57-2 Developing an Adaptive Management Approach for Large-Scale Coho Salmon and Steelhead Habitat Enhancement in Dry Creek (Russian River), CA

David J. Manning , Sonoma County Water Agency, Santa Rosa, CA
Gregg Horton , Sonoma County Water Agency, Santa Rosa, CA
David R. Marmorek , ESSA Technologies Ltd., Vancouver, BC, Canada
Darcy Pickard , ESSA Technologies Ltd., Vancouver, BC, Canada
Marc Porter , ESSA Technologies Ltd., Vancouver, BC, Canada
Katherine Wieckowski , ESSA Technologies Ltd., Vancouver, BC, Canada
Entering the Pacific Ocean 112 km north of San Francisco, CA, the Russian River provides habitat for threatened and endangered coho salmon, Chinook salmon, and steelhead. To provide water supply and flood control for 600,000 residents, the Sonoma County Water Agency and U.S. Army Corps of Engineers regulate flow from Warm Springs Dam/Lake Sonoma along 22 km of Dry Creek, a major Russian River tributary.  Bordered by nearly 200 private properties, Dry Creek flows through a highly valuable grape growing region. To improve stream flow and habitat conditions for coho and steelhead, the National Marine Fisheries Service issued a 15 year Biological Opinion in September 2008 that mandates large scale enhancement of 11 km of Dry Creek summer and winter rearing habitat.  Guided by an adaptive management (AM) monitoring plan, enhancement work is designed in phases and construction will commence in 2012. 

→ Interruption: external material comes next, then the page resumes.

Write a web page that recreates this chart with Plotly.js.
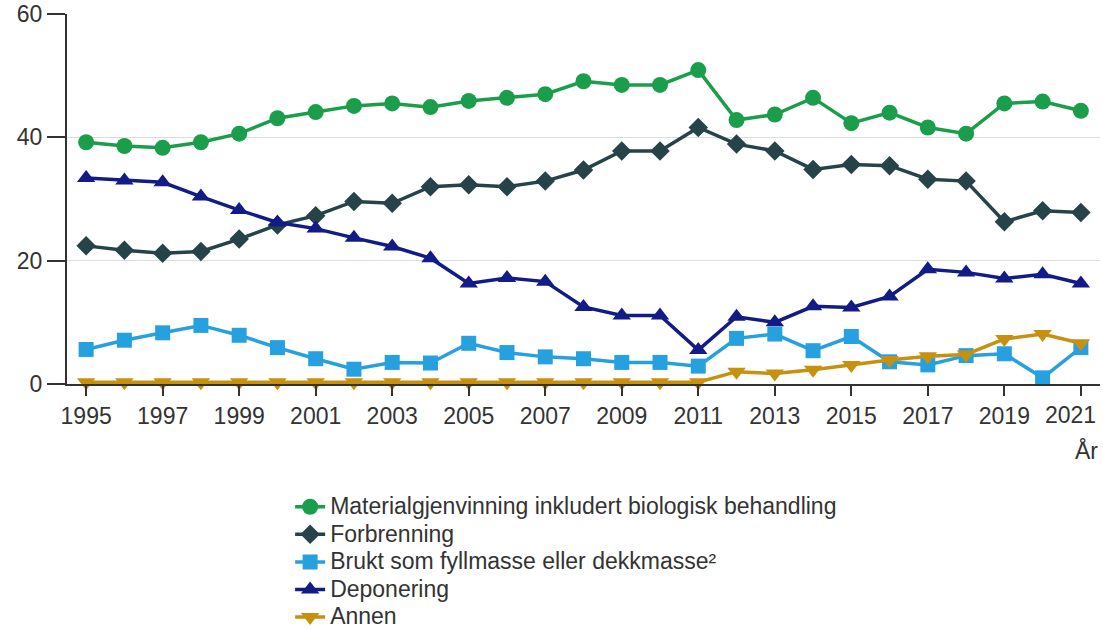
<!DOCTYPE html>
<html>
<head>
<meta charset="utf-8">
<script src="https://cdn.plot.ly/plotly-3.0.1.min.js"></script>
<style>html,body{margin:0;padding:0;background:#fff;}#chart{width:1103px;height:629px;}</style>
</head>
<body>
<div id="chart"></div>
<script>
const years = [1995,1996,1997,1998,1999,2000,2001,2002,2003,2004,2005,2006,2007,2008,2009,2010,2011,2012,2013,2014,2015,2016,2017,2018,2019,2020,2021];
const materialgjenvinning = [39.2,38.6,38.3,39.2,40.6,43.1,44.1,45.1,45.5,44.9,45.9,46.4,47.0,49.1,48.5,48.5,50.9,42.8,43.7,46.4,42.3,44.0,41.6,40.6,45.5,45.8,44.3];
const forbrenning = [22.4,21.7,21.2,21.5,23.5,25.8,27.3,29.6,29.3,32.0,32.3,32.0,32.9,34.7,37.8,37.8,41.6,38.9,37.8,34.8,35.6,35.4,33.2,32.9,26.3,28.1,27.8];
const fyllmasse = [5.6,7.1,8.3,9.5,7.9,5.9,4.1,2.4,3.5,3.4,6.6,5.1,4.4,4.1,3.5,3.5,2.9,7.4,8.1,5.4,7.7,3.6,3.1,4.6,4.9,1.0,5.9];
const deponering = [33.4,33.0,32.7,30.4,28.2,26.2,25.2,23.7,22.3,20.4,16.3,17.2,16.6,12.5,11.1,11.1,5.5,10.9,10.0,12.6,12.4,14.2,18.6,18.1,17.1,17.8,16.3];
const annen = [0.3,0.3,0.3,0.3,0.3,0.3,0.3,0.3,0.3,0.3,0.3,0.3,0.3,0.3,0.3,0.3,0.3,2.0,1.7,2.3,3.1,3.9,4.5,4.8,7.3,8.1,6.6];
const seriesNames = ["Materialgjenvinning inkludert biologisk behandling","Forbrenning","Brukt som fyllmasse eller dekkmasse²","Deponering","Annen"];
const xTickYears = [1995,1997,1999,2001,2003,2005,2007,2009,2011,2013,2015,2017,2019,2021];
const xTickLabels = ["1995","1997","1999","2001","2003","2005","2007","2009","2011","2013","2015","2017","2019",""];
const lastTickYear = 2021;
const lastTickLabel = "2021";
const xAxisLabel = "År";

const colors = ["#1b9e4b","#264349","#27a0e0","#121b86","#c8900f"];
const symbols = ["circle","diamond","square","triangle-up","triangle-down"];
const sizes = [16,15,15,16,16];
const data = [materialgjenvinning, forbrenning, fyllmasse, deponering, annen];

const fs = 23;
const traces = data.map((d,i)=>({
  x: years, y: d, name: '<span style="font-size:'+fs+'px">'+seriesNames[i]+'</span>', type:'scatter', mode:'lines+markers',
  line:{color:colors[i], width:3.5},
  marker:{color:colors[i], symbol:symbols[i], size:sizes[i]},
  cliponaxis:false
}));

const font = "Liberation Sans, Arial, sans-serif";
const layout = {
  width:1103, height:629,
  margin:{l:67, r:3, t:14, b:245, autoexpand:false},
  paper_bgcolor:'#fff', plot_bgcolor:'#fff',
  font:{family:font, size:fs, color:'#333'},
  showlegend:true,
  legend:{x:0.216, y:-0.281, xanchor:'left', yanchor:'top', font:{size:18.9, color:'#333'}, tracegroupgap:0, itemwidth:30, bgcolor:'rgba(0,0,0,0)'},
  xaxis:{range:[1994.5,2021.5], tickmode:'array', tickvals:xTickYears, ticktext:xTickLabels, ticks:'outside', ticklen:10, tickwidth:2, tickcolor:'#333',
    showline:true, linecolor:'#333', linewidth:2, showgrid:false, zeroline:false, tickfont:{size:fs,color:'#333'},
    automargin:false, fixedrange:true},
  yaxis:{range:[0,60], dtick:20, ticks:'outside', ticklen:18, tickwidth:2, tickcolor:'#333',
    showline:true, linecolor:'#333', linewidth:2, showgrid:true, gridcolor:'#dddddd', gridwidth:1, zeroline:false,
    tickfont:{size:fs,color:'#333'}, automargin:false, fixedrange:true},
  annotations:[
    {text:lastTickLabel, xref:'x', yref:'paper', x:lastTickYear, y:-0.084, xanchor:'center', yanchor:'middle', xshift:-10, showarrow:false, font:{size:fs,color:'#333'}},
    {text:xAxisLabel, xref:'paper', yref:'paper', x:1, y:-0.181, xanchor:'right', yanchor:'middle', showarrow:false, font:{size:fs,color:'#333'}}
  ]
};
Plotly.newPlot('chart', traces, layout, {displayModeBar:false, staticPlot:true});
</script>
</body>
</html>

This presentation focuses on advances made during the assessment and design phase of the AM cycle; we also provide insights on approaches that we found most helpful in a system with considerable technical and institutional challenges. Major challenges included different opinions on what constitutes project success, the preferred form of fish habitat, and appropriate scales and types of effectiveness monitoring (feature scale vs. site / reach scale).  Complexities in validation monitoring due to very low densities of coho, difficult sampling conditions, and variable levels of landowner participation are additional factors that necessitated a well-planned AM approach.

Progress in achieving interagency consensus on the AM plan was catalyzed by: independent technical facilitation; joint field trips to develop a common, realistic understanding of geomorphic opportunities, constraints, and logistical sampling difficulties; agreement on various organizing frameworks (conceptual model, objectives hierarchy, decision rules); adapting the restoration designs, success criteria, and effectiveness monitoring protocols to the geomorphic attributes of each reach; and novel approaches to validation monitoring using tagged fish.